Prior to Princeton University, Ritvik spent a summer working as part of a lab team of five at NASA where they fabricated a housing unit, with a $10K price tag for the LIDAR Atmospheric Carbon Dioxide Sensing Laser project using CNC fabrication. “The unit was onboarded on the DC-8 - AFRC aircraft and is still in use to generate statistics about CO2 levels globally. We also presented key findings and implications for future work during the NASA Langley NIFS Summer Intern symposium,” Ritvik explains.

Having realized the stakes of his field in high school, Ritvik says it was his mentor, Mulugeta Petros from his NASA internship who told him, “If you’re becoming an engineer, it has an impact.” Then Petros glanced at the photo of the fatal STS 107 flight crew on his desk. That statement, and the findings of the fatal flight being an engineering oversight left an impression on Ritvik, and he has the same photo on his desk “to keep myself humble and remember their stories,” he explains.

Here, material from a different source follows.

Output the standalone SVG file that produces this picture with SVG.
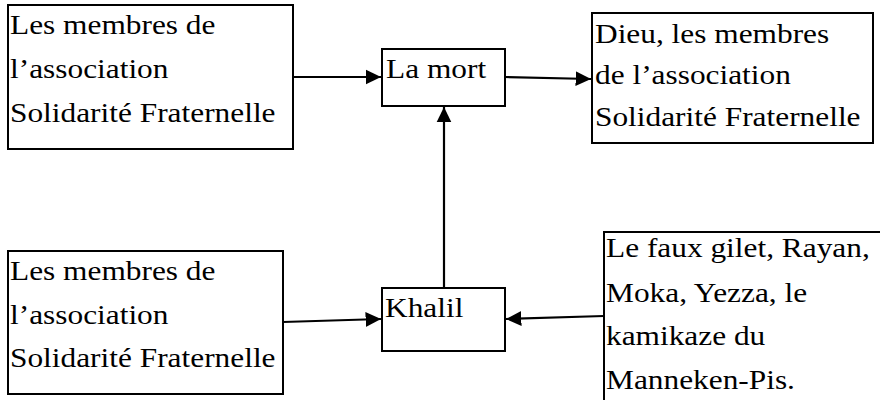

When asked to describe himself in three words, Ritvik said, “Perfectionist, well-rounded, and extrovert.” With all of the international and campus connections he has made, and the sheer amount of clubs he developed, it would be safe to add relationship-builder to that list. Ritvik is already getting a head start on those skills with a Spring internship at

Lockheed Martin as a Spring Radar Systems Engineer, and another internship at McKinsey Houston as a Business Analyst commencing in summer.